Not even Alex Jones is able to defend Sean Spicer's "historically ignorant" comments about "Holocaust centers"

The far-right conspiracy nut called Spicer "ignorant" on Wendesday

Published April 12, 2017 7:50PM (EDT)

Alex Jones; Sean Spicer   (AP/Tony Gutierrez/Getty/Drew Angerer)
Alex Jones; Sean Spicer (AP/Tony Gutierrez/Getty/Drew Angerer)

Sean Spicer may be a legend in Donald Trump’s White House, but he’s losing the support of one of Trump’s biggest fans.

Alex Jones, the wingnut radio host who makes Rush Limbaugh seem nice by comparison, called out Spicer on Tuesday, saying he and the White House press office were “historically ignorant.”

"What the hell is that from Sean Spicer?" Jones screamed in response to Spicer’s claim that Syrian President Bashar Assad was worse than Adolf Hitler because the German dictator did not “sink to using chemical weapons.”

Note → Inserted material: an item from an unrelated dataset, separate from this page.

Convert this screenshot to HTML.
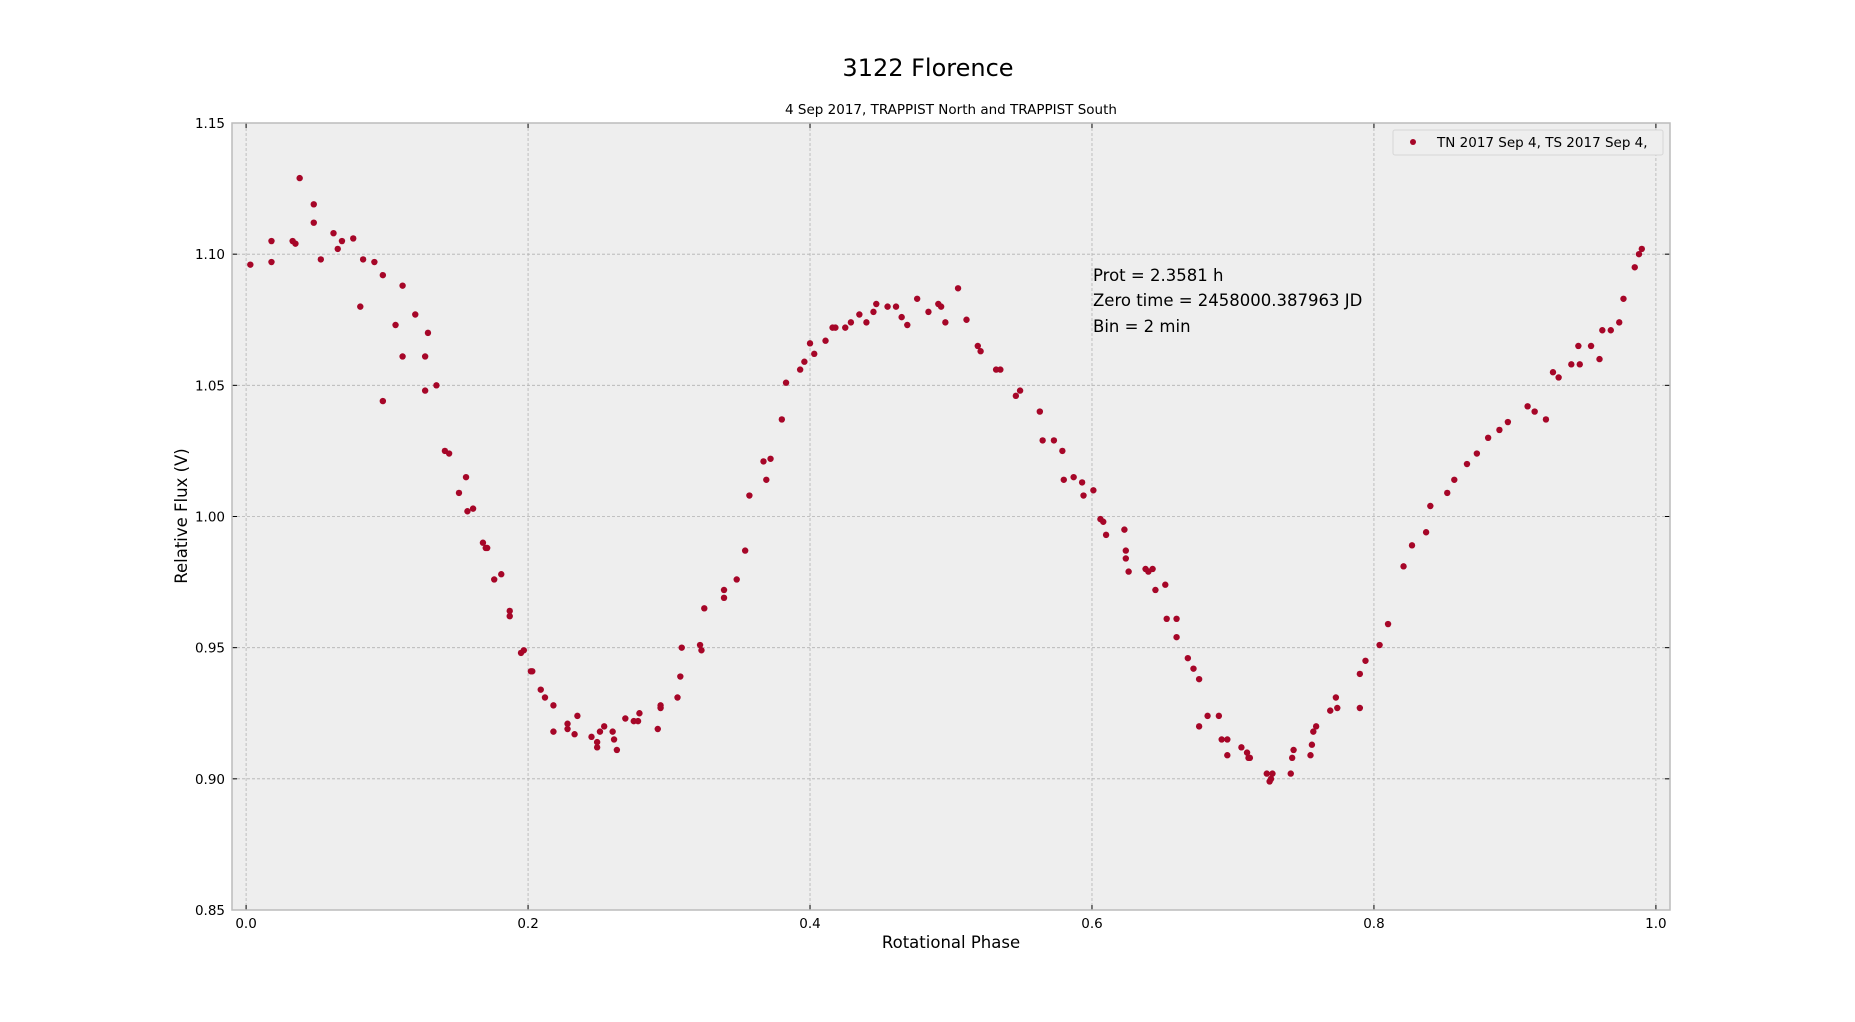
<!DOCTYPE html>
<html><head><meta charset="utf-8"><style>
html,body{margin:0;padding:0;background:#fff;}
svg{display:block;font-family:"DejaVu Sans","Liberation Sans",sans-serif;}
</style></head><body>
<svg id="chart" width="1855" height="1022" viewBox="0 0 1855 1022" xmlns="http://www.w3.org/2000/svg">
<text x="928" y="76" font-size="24" text-anchor="middle" fill="#000">3122 Florence</text>
<text x="951" y="114" font-size="13.5" text-anchor="middle" fill="#000">4 Sep 2017, TRAPPIST North and TRAPPIST South</text>
<rect x="232" y="123" width="1438" height="787" fill="#eeeeee"/>
<g id="grid"></g>
<g id="ticks"></g>
<g id="points"></g>
<rect x="232" y="123" width="1438" height="787" fill="none" stroke="#bcbcbc" stroke-width="1.5"/>
<g font-size="16.5" fill="#000">
<text x="1093" y="281">Prot = 2.3581 h</text>
<text x="1093" y="306">Zero time = 2458000.387963 JD</text>
<text x="1093" y="332">Bin = 2 min</text>
</g>
<g>
<rect x="1393" y="130" width="270" height="25" rx="2" fill="#eeeeee" stroke="#d6d6d6"/>
<circle cx="1413" cy="142" r="3" fill="#A60628"/>
<text x="1437" y="147" font-size="13.5" fill="#000">TN 2017 Sep 4, TS 2017 Sep 4,</text>
</g>
<text x="951" y="948" font-size="16.5" text-anchor="middle" fill="#000">Rotational Phase</text>
<text x="0" y="0" font-size="16.5" text-anchor="middle" fill="#000" transform="translate(187,516) rotate(-90)">Relative Flux (V)</text>
</svg>
<script>
const xTicks=[0,0.2,0.4,0.6,0.8,1.0];
const xTickLabels=["0.0","0.2","0.4","0.6","0.8","1.0"];
const yTicks=[0.85,0.90,0.95,1.00,1.05,1.10,1.15];
const yTickLabels=["0.85","0.90","0.95","1.00","1.05","1.10","1.15"];
const phase=[0.003,0.018,0.018,0.033,0.035,0.038,0.048,0.048,0.053,0.062,0.065,0.068,0.076,0.081,0.083,0.091,0.097,0.097,0.106,0.111,0.111,0.12,0.127,0.127,0.129,0.135,0.141,0.144,0.151,0.156,0.157,0.161,0.168,0.17,0.171,0.176,0.181,0.187,0.187,0.195,0.197,0.202,0.203,0.209,0.212,0.218,0.218,0.228,0.228,0.233,0.235,0.245,0.249,0.249,0.251,0.254,0.26,0.261,0.263,0.269,0.275,0.278,0.279,0.292,0.294,0.294,0.306,0.308,0.309,0.322,0.323,0.325,0.339,0.339,0.348,0.354,0.357,0.367,0.369,0.372,0.38,0.383,0.393,0.396,0.4,0.403,0.411,0.416,0.418,0.425,0.429,0.435,0.44,0.445,0.447,0.455,0.461,0.465,0.469,0.476,0.484,0.491,0.493,0.496,0.505,0.511,0.519,0.521,0.532,0.535,0.546,0.549,0.563,0.565,0.573,0.579,0.58,0.587,0.593,0.594,0.601,0.606,0.608,0.61,0.623,0.624,0.624,0.626,0.638,0.64,0.643,0.645,0.652,0.653,0.66,0.66,0.668,0.672,0.676,0.676,0.682,0.69,0.692,0.696,0.696,0.706,0.71,0.711,0.712,0.724,0.726,0.727,0.728,0.741,0.742,0.743,0.755,0.756,0.757,0.759,0.769,0.773,0.774,0.79,0.79,0.794,0.804,0.81,0.821,0.827,0.837,0.84,0.852,0.857,0.866,0.873,0.881,0.889,0.895,0.909,0.914,0.922,0.927,0.931,0.94,0.945,0.946,0.954,0.96,0.962,0.968,0.974,0.977,0.985,0.988,0.99];
const flux=[1.096,1.105,1.097,1.105,1.104,1.129,1.119,1.112,1.098,1.108,1.102,1.105,1.106,1.080,1.098,1.097,1.092,1.044,1.073,1.088,1.061,1.077,1.061,1.048,1.070,1.050,1.025,1.024,1.009,1.015,1.002,1.003,0.990,0.988,0.988,0.976,0.978,0.964,0.962,0.948,0.949,0.941,0.941,0.934,0.931,0.928,0.918,0.921,0.919,0.917,0.924,0.916,0.914,0.912,0.918,0.920,0.918,0.915,0.911,0.923,0.922,0.922,0.925,0.919,0.928,0.927,0.931,0.939,0.950,0.951,0.949,0.965,0.972,0.969,0.976,0.987,1.008,1.021,1.014,1.022,1.037,1.051,1.056,1.059,1.066,1.062,1.067,1.072,1.072,1.072,1.074,1.077,1.074,1.078,1.081,1.080,1.080,1.076,1.073,1.083,1.078,1.081,1.080,1.074,1.087,1.075,1.065,1.063,1.056,1.056,1.046,1.048,1.040,1.029,1.029,1.025,1.014,1.015,1.013,1.008,1.010,0.999,0.998,0.993,0.995,0.984,0.987,0.979,0.980,0.979,0.980,0.972,0.974,0.961,0.961,0.954,0.946,0.942,0.938,0.920,0.924,0.924,0.915,0.909,0.915,0.912,0.910,0.908,0.908,0.902,0.899,0.900,0.902,0.902,0.908,0.911,0.909,0.913,0.918,0.920,0.926,0.931,0.927,0.927,0.940,0.945,0.951,0.959,0.981,0.989,0.994,1.004,1.009,1.014,1.020,1.024,1.030,1.033,1.036,1.042,1.040,1.037,1.055,1.053,1.058,1.065,1.058,1.065,1.060,1.071,1.071,1.074,1.083,1.095,1.100,1.102];

const L=232,R=1670,T=123,B=910;
const xMin=-0.01,xMax=1.01,yMin=0.85,yMax=1.15;
function xs(v){return L+(v-xMin)/(xMax-xMin)*(R-L);}
function ys(v){return B-(v-yMin)/(yMax-yMin)*(B-T);}
const NS="http://www.w3.org/2000/svg";
function mk(tag,attrs,parent){const e=document.createElementNS(NS,tag);for(const k in attrs)e.setAttribute(k,attrs[k]);parent.appendChild(e);return e;}
const svg=document.getElementById('chart');
const grid=document.getElementById('grid'),ticks=document.getElementById('ticks'),pts=document.getElementById('points');
xTicks.forEach((t,i)=>{
  const x=xs(t);
  const g=mk('line',{x1:x,x2:x,y1:T,y2:B,stroke:'#b2b2b2','stroke-width':0.8,'stroke-dasharray':'3,2'},grid);
  
  
  const a=mk('line',{x1:x,x2:x,y1:T,y2:T+5,stroke:'#000','stroke-width':1},ticks);
  
  
  const b=mk('line',{x1:x,x2:x,y1:B,y2:B-5,stroke:'#000','stroke-width':1},ticks);
  
  
  const lb=mk('text',{x:x,y:B+18,'font-size':13.5,'text-anchor':'middle',fill:'#000'},ticks);
  lb.textContent=xTickLabels[i];
  
  
});
yTicks.forEach((t,i)=>{
  const y=ys(t);
  const g=mk('line',{x1:L,x2:R,y1:y,y2:y,stroke:'#b2b2b2','stroke-width':0.8,'stroke-dasharray':'3,2'},grid);
  
  
  const a=mk('line',{x1:L,x2:L+5,y1:y,y2:y,stroke:'#000','stroke-width':1},ticks);
  
  
  const b=mk('line',{x1:R,x2:R-5,y1:y,y2:y,stroke:'#000','stroke-width':1},ticks);
  
  
  const lb=mk('text',{x:L-7,y:y+5,'font-size':13.5,'text-anchor':'end',fill:'#000'},ticks);
  lb.textContent=yTickLabels[i];
  
  
});
phase.forEach((p,i)=>{
  const c=mk('circle',{cx:xs(p),cy:ys(flux[i]),r:3.2,fill:'#A60628'},pts);
  
  
});
</script>
</body></html>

Yes, the man who claimed a Washington pizzeria housed a front group for pedophiles and who thought that the U.S. government staged the Sandy Hook Elementary School shooting believes that Spicer’s comments went a step too far.

Like many others, Jones hit on the fact that Spicer seemed to ignore that the Nazis had used chemical weapons to systematically exterminate millions of people, most of them Jewish, during the Holocaust.

Jones tried to defend Spicer, saying the White House spokesman “meant, like, not dropping gas on people” — a tone-deaf remark to anyone who considers Jews, POWs, ethnic Poles, Romani nomads, the physically and mentally disabled, gays and others as “people.”

As Jones tried to stand up for Sean Spicer, his right-wing conspiracy website Infowars was busy slamming the Anne Frank Center for Mutual Respect, the New York-based human rights organization that called for Spicer’s immediate resignation.

Calling the 58-year-old organization “phony,” Infowars lashed out at the head of the group, Steven Goldstein, for using the Holocaust and the story of Anne Frank, “to argue for all Democratic policies, especially open borders and the bringing in of unlimited refugees.”

Meanwhile, following Spicer’s remarks, some of the country’s bigots, including Holocaust deniers and Spicer apologists, have taken to the internet to weigh in.

“The Holocaust lie is falling apart,” said one anonymous comment beneath the Infowars piece. Other comments echoed Jones’ insinuation that what Spicer really referred to was the use of chemical weapons in the field of battle (instead of inside concentration camps), while others took the opportunity to spew the usual stereotypes about Jewish people.